Pub Date: Feb. 1st, 1998
ISBN: 1-55597-265-9
Publisher: Graywolf

A powerful, unsettling first novel from Searle, author of the story collection My Body to You (not reviewed). What makes Searle's work stand out is her relentless scrutiny of even the smallest events and gestures, the way in which she believably locates, in terse conversations or small gestures, the specifics of character. It's through an accumulation of such specifics that the four figures at the heart of the novel here come to take on a complex, wayward life. The somewhat mysterious, gentle JJ (Jimmy Joe) is Alice's first lover; she seems to represent some sort of necessary anchor to JJ, and the two swiftly marry. Years later, Alice begins to piece together JJ's past—his stint in a mental institution as an adolescent, his affair there with Kin Hwang, whom he is reluctant to discuss, his friendship with another young woman named Bird.
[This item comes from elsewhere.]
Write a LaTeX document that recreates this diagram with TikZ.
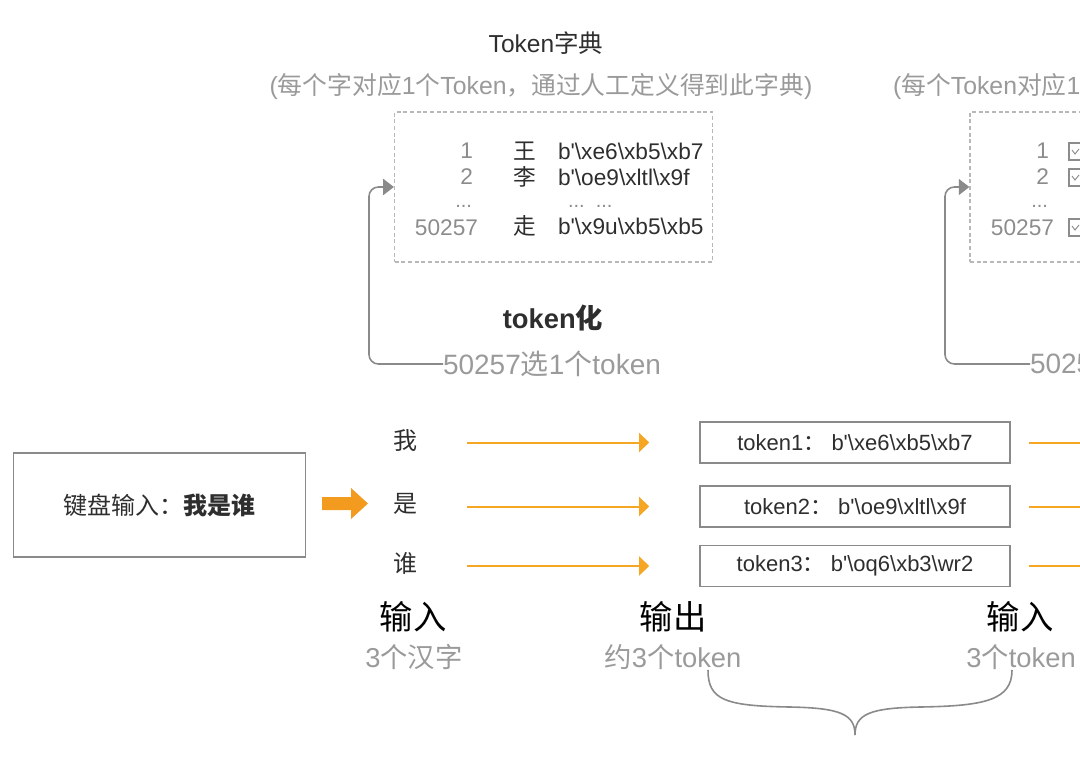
\documentclass[tikz,border=0pt]{standalone}
\usepackage{fontspec}
\setmainfont{Liberation Sans}[Ligatures=TeXOff]
\newfontfamily\cjk{Noto Sans CJK SC}
\newcommand\zh[1]{{\cjk #1}}
\newcommand\BS{\textbackslash}
\newcommand\fsize[1]{\fontsize{#1}{#1}\selectfont}
\usetikzlibrary{arrows.meta}
\definecolor{orng}{HTML}{F5A623}
\definecolor{orngd}{HTML}{F39B1F}
\definecolor{gtxt}{HTML}{9A9A9A}
\definecolor{gnum}{HTML}{8C8C8C}
\definecolor{gline}{HTML}{8A8A8A}
\definecolor{gdash}{HTML}{B8B8B8}
\definecolor{dtxt}{HTML}{2E2E2E}
\tikzset{
  txt/.style={inner sep=0pt, outer sep=0pt, text=dtxt},
  gtx/.style={txt, text=gtxt},
  num/.style={txt, text=gnum, font=\fsize{17pt}, anchor=east},
  dots/.style={txt, text=gnum, font=\fsize{15pt}},
  row/.style={txt, font=\fsize{17pt}},
  dbox/.style={draw=gdash, line width=0.9pt, dash pattern=on 3pt off 2pt,
    minimum width=318*0.75pt, minimum height=150*0.75pt, inner sep=0pt},
  tbox/.style={draw=gline, line width=1.2pt, minimum width=310*0.75pt,
    minimum height=41*0.75pt, inner sep=0pt, text=dtxt, font=\fsize{16.5pt}},
  oarrow/.style={draw=orng, line width=1.5pt, -{Triangle[length=7.5pt,width=14pt]}},
  oline/.style={draw=orng, line width=1.5pt},
  garrow/.style={draw=gline, line width=1.2pt, rounded corners=7pt,
    -{Triangle[length=8pt,width=12pt]}},
}
\begin{document}
\begin{tikzpicture}[x=0.75pt,y=-0.75pt]
\useasboundingbox (0,0) rectangle (1080,763);
\clip (0,0) rectangle (1080,763);

% ---------- left dictionary ----------
\node[txt, font=\fsize{18.4pt}] (title) at (546,43) {Token\zh{字典}};
\node[gtx, font=\fsize{18.6pt}] (sub) at (541,87) {(\zh{每个字对应}1\zh{个}Token\zh{，通过人工定义得到此字典})};
\node[dbox] (dictL) at (553.5,187) {};
\node[num] (n1) at (473,151) {1};
\node[num] (n2) at (473,177) {2};
\node[dots, anchor=east] (n3) at (472,206) {...};
\node[num] (n4) at (478,228) {50257};
\node[row] (c1) at (525,151) {\zh{王}};
\node[row] (c2) at (525,177) {\zh{李}};
\node[row] (c4) at (525,226) {\zh{走}};
\node[row, anchor=west] (b1) at (558,151) {b'\BS xe6\BS xb5\BS xb7};
\node[row, anchor=west] (b2) at (558,177) {b'\BS oe9\BS xltl\BS x9f};
\node[dots, anchor=west] (b3) at (568,206) {...\ \ ...};
\node[row, anchor=west] (b4) at (558,226) {b'\BS x9u\BS xb5\BS xb5};

\node[txt, font=\fsize{20.5pt}\bfseries] (tkz) at (553,318) {token\zh{化}};
\node[gtx, font=\fsize{21pt}, anchor=west] (selL) at (443,364) {50257\zh{选}1\zh{个}token};
\draw[garrow] (selL.west) -- ++(-74,0) |- (dictL.west);

% ---------- right dictionary (cut by the frame) ----------
\node[gtx, font=\fsize{18.6pt}, anchor=west] (subR) at (893,87) {(\zh{每个}Token\zh{对应}1};
\node[dbox] (dictR) at (1129,187) {};
\node[num] (m1) at (1049,151) {1};
\node[num] (m2) at (1049,177) {2};
\node[dots, anchor=east] (m3) at (1048,206) {...};
\node[num] (m4) at (1054,228) {50257};
\foreach \yy in {143,169,219}{
  \draw[gnum, line width=0.8pt] (1069,\yy) rectangle (1086,\yy+17);
  \draw[gnum, line width=0.7pt] (1072,\yy+7) -- (1075,\yy+11) -- (1079,\yy+6);
}
\node[gtx, font=\fsize{21pt}, anchor=west] (selR) at (1030,364) {5025};
\draw[garrow] (selR.west) -- ++(-85,0) |- (dictR.west);

% ---------- input box ----------
\node[draw=gline, line width=1.2pt, minimum width=292*0.75pt, minimum height=104*0.75pt,
  inner sep=0pt, text=dtxt, font=\fsize{18pt}] (inbox) at (159.5,505)
  {\zh{键盘输入：}\zh{\bfseries 我是谁}};
\fill[orngd] (322,497) -- (351,497) -- (351,488) -- (368,503.5) -- (351,519) -- (351,510) -- (322,510) -- cycle;

\node[txt, font=\fsize{18pt}] (ch1) at (405,441) {\zh{我}};
\node[txt, font=\fsize{18pt}] (ch2) at (405,504) {\zh{是}};
\node[txt, font=\fsize{18pt}] (ch3) at (405,563) {\zh{谁}};

\node[tbox] (tok1) at (855,442.5) {token1\zh{：}\ b'\BS xe6\BS xb5\BS xb7};
\node[tbox] (tok2) at (855,506.5) {token2\zh{：}\ b'\BS oe9\BS xltl\BS x9f};
\node[tbox] (tok3) at (855,566) {token3\zh{：}\ b'\BS oq6\BS xb3\BS wr2};

\draw[oarrow] ([xshift=37.5pt]ch1.east |- tok1.west) -- ([xshift=-37.5pt]tok1.west);
\draw[oarrow] ([xshift=37.5pt]ch2.east |- tok2.west) -- ([xshift=-37.5pt]tok2.west);
\draw[oarrow] ([xshift=37.5pt]ch3.east |- tok3.west) -- ([xshift=-37.5pt]tok3.west);
\draw[oline] ([xshift=13.5pt]tok1.east) -- ++(80,0);
\draw[oline] ([xshift=13.5pt]tok2.east) -- ++(80,0);
\draw[oline] ([xshift=13.5pt]tok3.east) -- ++(80,0);

% ---------- bottom labels ----------
\node[txt, text=black, font=\fsize{25pt}] (in1) at (413,617) {\zh{输入}};
\node[gtx, font=\fsize{20.5pt}] (in1s) at (414,657) {3\zh{个汉字}};
\node[txt, text=black, font=\fsize{25pt}] (out) at (673,617) {\zh{输出}};
\node[gtx, font=\fsize{20.5pt}] (outs) at (673,657) {\zh{约}3\zh{个}token};
\node[txt, text=black, font=\fsize{25pt}] (in2) at (1020,617) {\zh{输入}};
\node[gtx, font=\fsize{20.5pt}] (in2s) at (1021,657) {3\zh{个}token};

\draw[gline, line width=1.2pt]
  (708,670) .. controls (708,700) and (725,706) .. (790,707)
  .. controls (840,708) and (855,714) .. (855,735)
  .. controls (855,714) and (870,708) .. (920,707)
  .. controls (985,706) and (1012,700) .. (1012,670);
\end{tikzpicture}
\end{document}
It's only when a now-pregnant Alice intercepts a phone message for JJ that she realizes that Kin is in fact a man. Digging further, she discovers that JJ, Kin, and Bird were lovers in the asylum, Kin infatuated with JJ, and Bird desperately in love with Kin. Then Kin, dying of AIDS, shows up in New Haven, shepherded by Bird, both hoping to reanimate JJ's love. And JJ finds himself hovering uncertainly between Alice and Kin. Alice, reflective, careful, deeply in love with JJ, is shaken out of her seemingly stable life, forced to confront her ideas about gender and the nature of sexual love. Searle uses these conflicting attachments to pose some penetrating questions about fidelity and sexuality. More importantly, she captures, in a terse prose having the rhythm and vigor of real speech, four painfully convincing figures struggling to find a way in which to preserve love. A bright, distinctive, haunting debut.